Perú

Peru ranks amongst the world's great centres of ancient civilization. Their remains fascinate travellers and archaeologists alike. Peru is located in the west central part of South America and is a country of geographical and cultural contrast. Peru is the 19th largest country in the world and is bordered north by Ecuador, to the south by Chile and Bolivia, to the east by Columbia and Brazil and to the west by the Pacific Ocean. Peru is a diverse country due to the climatic, natural and cultural variation of its regions, which include coast, sierra and jungle.

Peru is populated by over 23 million people, largely descendents of Spanish settlers and native Inca and pre-Inca cultures.
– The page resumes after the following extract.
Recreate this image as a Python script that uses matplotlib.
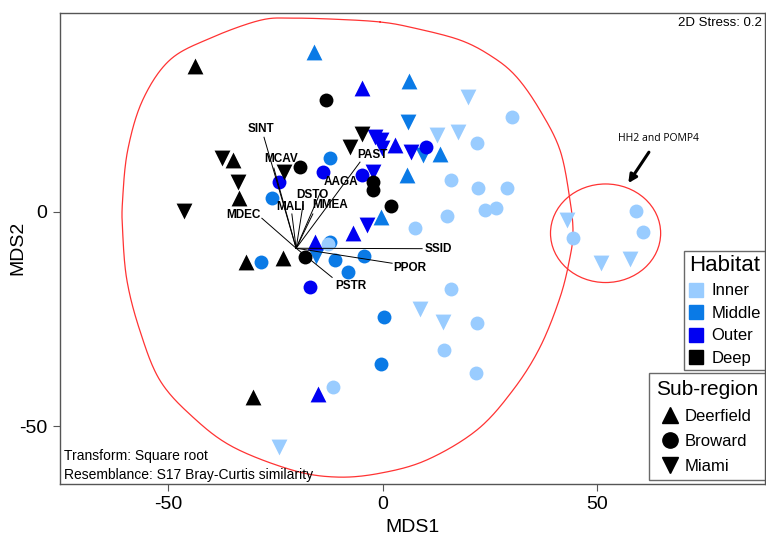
import numpy as np
import matplotlib
matplotlib.use('Agg')
import matplotlib.pyplot as plt
from matplotlib.lines import Line2D
from matplotlib.patches import Ellipse

plt.rcParams['font.family'] = ['Liberation Sans', 'DejaVu Sans']
plt.rcParams['axes.unicode_minus'] = False

# nMDS site scores (MDS1, MDS2), habitat and sub-region of each site
site_x = [
    -43.8, -34.9, -33.5, -31.9, -23.3, -30.3,
    -37.5, -33.8, -46.4, -23.0, -7.6, -4.8,
    -13.2, -19.3, -2.3, -2.3, 1.9, -18.1,
    -16.0, 6.1, 5.7, 13.4, -0.4,
    5.9, 9.4, -15.6,
    -12.3, -25.8, -28.4, -12.3, -11.1, -8.1, -4.4, 0.3, -0.4,
    -4.8, 2.9, -6.9, -15.8, -15.1,
    -1.8, -0.4, -0.2, 6.6, -3.7, -2.3,
    10.1, -13.9, -24.2, -4.8, -17.0,
    30.2, 22.0, 15.9, 22.2, 29.0, 23.9, 26.4, 15.0, 7.5, -12.8, -11.6,
    15.9, 22.0, 14.3, 21.8, 44.4, 59.1, 60.8,
    19.9, 12.7, 17.6, -24.2, 8.7, 14.1, 43.0, 51.0, 57.7,
]
site_y = [
    34.0, 12.1, 3.2, -11.7, -10.8, -43.2,
    12.5, 6.9, 0.2, 9.3, 15.1, 18.1,
    26.1, 10.4, 6.9, 5.1, 1.3, -10.6,
    37.3, 30.5, 8.6, 13.5, -1.2,
    20.9, 13.2, -10.3,
    12.5, 3.2, -11.7, -7.1, -11.3, -14.1, -10.3, -24.6, -35.5,
    28.9, 15.6, -5.0, -7.1, -42.6,
    17.4, 16.7, 14.9, 13.9, -3.1, 9.3,
    15.1, 9.3, 6.9, 8.6, -17.6,
    22.1, 16.0, 7.4, 5.5, 5.5, 0.4, 0.9, -1.0, -3.8, -7.5, -40.9,
    -18.0, -26.0, -32.3, -37.6, -6.1, 0.2, -4.7,
    26.8, 17.9, 18.6, -54.9, -22.7, -25.7, -1.9, -12.0, -11.0,
]
site_habitat = (
    ['Deep'] * 18
    + ['Middle'] * 17
    + ['Outer'] * 16
    + ['Inner'] * 27
)
site_region = (
    ['Deerfield'] * 6 + ['Miami'] * 6 + ['Broward'] * 6
    + ['Deerfield'] * 5 + ['Miami'] * 3 + ['Broward'] * 9
    + ['Deerfield'] * 5 + ['Miami'] * 6 + ['Broward'] * 5
    + ['Broward'] * 18 + ['Miami'] * 9
)

habitats = ['Inner', 'Middle', 'Outer', 'Deep']
habitat_colors = ['#99CCFF', '#0A7AE6', '#0000F2', '#000000']
regions = ['Deerfield', 'Broward', 'Miami']
region_markers = ['^', 'o', 'v']

# species vectors (end points) and label positions
species = ['SINT', 'MCAV', 'MALI', 'DSTO', 'MMEA', 'AAGA', 'PAST',
           'MDEC', 'SSID', 'PPOR', 'PSTR']
vec_x = [-27.7, -25.4, -21.2, -18.6, -16.3, -14.6, -5.3, -28.2, 9.2, 2.2, -11.8]
vec_y = [17.4, 10.2, -0.5, 1.6, -0.5, 4.4, 11.6, -1.5, -8.6, -12.0, -15.3]
lab_x = [-28.4, -23.7, -21.4, -16.3, -12.3, -9.7, -2.5, -32.4, 12.9, 6.4, -7.4]
lab_y = [19.3, 12.3, 1.1, 3.9, 1.6, 6.9, 13.2, -0.8, -8.7, -13.1, -17.3]
vec_origin = (-20.2, -8.5)

# outline of the main cluster
hull_x = [-0.6, 6.4, 18.0, 25.7, 31.3, 36.7, 41.4, 43.7, 44.4, 43.7, 41.4,
          36.7, 30.4, 22.0, 10.3, -0.6, -10.7, -21.0, -34.9, -44.3, -52.0,
          -56.7, -59.7, -60.7, -60.7, -59.5, -56.0, -49.7, -40.3, -28.6,
          -20.9, -10.0]
hull_y = [44.3, 43.1, 40.1, 36.1, 31.4, 23.7, 14.3, 2.7, -4.7, -10.6, -19.9,
          -31.6, -41.6, -50.9, -57.9, -61.0, -61.9, -60.3, -54.9, -47.9,
          -39.3, -27.6, -15.9, -4.3, 2.7, 14.4, 26.1, 35.4, 40.5, 44.7,
          45.2, 44.9]


def closed_spline(xs, ys, n=24):
    """Catmull-Rom spline through the points, closed on itself"""
    pts = np.column_stack([xs, ys])
    m = len(pts)
    t = np.linspace(0, 1, n, endpoint=False)[:, None]
    segs = []
    for i in range(m):
        p0, p1, p2, p3 = pts[(i - 1) % m], pts[i], pts[(i + 1) % m], pts[(i + 2) % m]
        segs.append(0.5 * (2 * p1 + (p2 - p0) * t
                           + (2 * p0 - 5 * p1 + 4 * p2 - p3) * t ** 2
                           + (-p0 + 3 * p1 - 3 * p2 + p3) * t ** 3))
    out = np.vstack(segs + [pts[:1]])
    return out[:, 0], out[:, 1]


fig = plt.figure(figsize=(7.66, 5.4), dpi=100)
ax = fig.add_axes([60 / 766, 56.5 / 540, 705 / 766, 470.5 / 540])
ax.set_xlim(-75.3, 89.2)
ax.set_ylim(-63.4, 46.4)

# cluster outlines
hx, hy = closed_spline(hull_x, hull_y)
ax.plot(hx, hy, color='#FF3333', lw=0.9, zorder=1)
ax.add_patch(Ellipse((52.0, -5.0), 25.7, 23.0, fill=False,
                     edgecolor='#FF3333', lw=0.9, zorder=1))
ax.annotate('HH2 and POMP4', xy=(57.3, 6.7), xytext=(64.3, 17.2),
            ha='center', va='center', fontsize=7.5, family=['Open Sans', 'DejaVu Sans'],
            arrowprops=dict(arrowstyle='-|>', color='black', lw=2.2,
                            mutation_scale=12, shrinkA=5, shrinkB=0))

# sites
sx = np.array(site_x)
sy = np.array(site_y)
hab = np.array(site_habitat)
reg = np.array(site_region)
draw_order = ['Middle', 'Inner', 'Outer', 'Deep']
for z, h in enumerate(draw_order):
    col = habitat_colors[habitats.index(h)]
    for r, mk in zip(regions, region_markers):
        sel = (hab == h) & (reg == r)
        size = 100 if mk == 'o' else 130
        ax.scatter(sx[sel], sy[sel], marker=mk, s=size, color=col,
                   linewidths=0, zorder=2 + z)

# species vectors
for name, vx, vy, tx, ty in zip(species, vec_x, vec_y, lab_x, lab_y):
    ax.plot([vec_origin[0], vx], [vec_origin[1], vy], color='black', lw=0.7, zorder=7)
    ax.text(tx, ty, name, ha='center', va='center', fontsize=8.5,
            fontweight='bold', zorder=8)

ax.text(0.996, 0.992, '2D Stress: 0.2', transform=ax.transAxes,
        ha='right', va='top', fontsize=9.5)
ax.text(0.006, 0.058, 'Transform: Square root', transform=ax.transAxes,
        ha='left', va='center', fontsize=10)
ax.text(0.006, 0.018, 'Resemblance: S17 Bray-Curtis similarity',
        transform=ax.transAxes, ha='left', va='center', fontsize=10)

ax.set_xticks([-50, 0, 50])
ax.set_yticks([-50, 0])
ax.tick_params(length=5, width=0.8, color='#555555', labelsize=14, pad=4)
ax.set_xlabel('MDS1', fontsize=14, labelpad=4)
ax.set_ylabel('MDS2', fontsize=14)
ax.yaxis.set_label_coords(-0.048, 0.5)
for sp in ax.spines.values():
    sp.set_color('#555555')
    sp.set_linewidth(1.0)

# legends
hab_handles = [Line2D([], [], marker='s', ls='', color=c, markersize=10)
               for c in habitat_colors]
leg1 = ax.legend(hab_handles, habitats, title='Habitat', loc='lower right',
                 bbox_to_anchor=(1.0, 0.241), fontsize=12, title_fontsize=16,
                 frameon=True, fancybox=False, edgecolor='#444444',
                 handlelength=0.9, handletextpad=0.5, borderpad=0.25,
                 labelspacing=0.45, borderaxespad=0.0)
leg1.get_frame().set_linewidth(1.0)
ax.add_artist(leg1)

reg_handles = [Line2D([], [], marker=m, ls='', color='black', markersize=11)
               for m in region_markers]
leg2 = ax.legend(reg_handles, regions, title='Sub-region', loc='lower right',
                 bbox_to_anchor=(1.0, 0.007), fontsize=12, title_fontsize=15,
                 frameon=True, fancybox=False, edgecolor='#444444',
                 handlelength=0.9, handletextpad=0.4, borderpad=0.4,
                 labelspacing=0.6, borderaxespad=0.0)
leg2.get_frame().set_linewidth(1.0)

fig.savefig('out.png', dpi=100)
Today there are three national languages: Spanish, and the native Quechua and Aymara, reflecting the native Indian and Spanish roots that cultivate modern Peruvian society.

Peru is the world's third-largest producer of copper, zinc and tin, the number one producer of silver and fishmeal and fifth largest producer of gold.

As a consequence of strong economic policy and a favorable external environment, Peru's economy has ranked among the best performers in Latin America. GDP growth jumped from 7.7 percent in 2006 to a remarkable 8.9 and 9.8 percent in 2007 and 2008. The impact of such strong growth on employment and incomes has expanded beyond Lima and resulted in significant reductions in poverty rates.

The national poverty rate fell 12.4 percent points between 2004 and 2008, from 48.6 to 36.2 percent. Over the same period, extreme poverty dropped 4.5 percent points, from 17.1 percent to 12.6 percent. Despite such significant progress, poverty rates are still high for a country with income levels like Peru's.

Between 2006 and 2008, Peru's fiscal indicators remained robust. The non-financial government bottom line recorded a surplus between 2.1 and 3.1% of GDP over that period, comparing favorably with 2.5% GDP government deficit recorded at the beginning of such decade. Such improved governments accounts are accomplished by the raise of revenues resulting from a boom in mining exports and overall strong growth, as well as from prudent expenditure management. Public debt has fallen quickly from 46% of GDP in 2001 to approximately 24 percent of GDP in 2008. Simultaneously with improved internal indicators, the strong fiscal position explained that in 2008, Peru was awarded investment grade by several international rating agencies.

Now, Peru faces the global financial melt-down armed with strong macro-economic indicators and sound economic and social policy management. The country enjoys enviably high foreign currency reserves (over 20 months' worth of imports), a healthy financial industry, a manageable foreign currency account and a strong portfolio of foreign investment commitment.

Despite Peru's relatively strong position, the global financial crisis has already started hurting key sectors of the economy. Since the third quarter of last year, a drop in mineral quotations and overall foreign demand resulted in a slower economy. Falling export product prices and a degrading international environment are also hurting government revenues, external accounts and the stock market.

The international decline is casting shadows on Peru's short-term outlook. Growth forecasts for 2009 point to a significant slowdown. Lower commodity prices and slower global demand will hurt government revenues, as one third of tax revenues are levied on commodities.

Peru is strongly positioned to resume the path of growth once the global economy stabilizes. However, the current administration is aware of the risks involved in the global financial crisis and is responding through an economic stimulus package to prevent losing whatever progress was accomplished in recent years in reducing poverty, including the Juntos conditional cash transfers program in Peru's poorest districts and infrastructure investments in rural areas. To meet potential future financing needs, the government of Peru has asked the World Bank and other financing sources to provide certain contingency loans.

Peru: Economic Indicators

  • Sustained GDP growth, at rates exceeding 5% in 2002 and 2005; 8% in 2006, 9% in 2007 and 9.8% in 2008.
  • Diversified and growing exports (24% annual average growth from 2002 to 2007).
  • Sovereign risk below Latin American average (EMBI Global + 273 base points in 2008 compared the 426 base points regional average).
  • Strong public debt management (Debt was 29.6% of GDP in 2007, and 24.0% in 2008).
  • Debt repayment (% of goods and services’ exports: 26% average in 2000-06, 19% average in 2007-08).
  • High market liquidity (25.2% higher bank system liquidity in 2008).
  • Stronger tax collection (from 12.2% of GDP in 2000 to 15.6% of GDP in 2008); fiscal surplus of 3.1% of GDP in 2007 and 2.1% in 2008.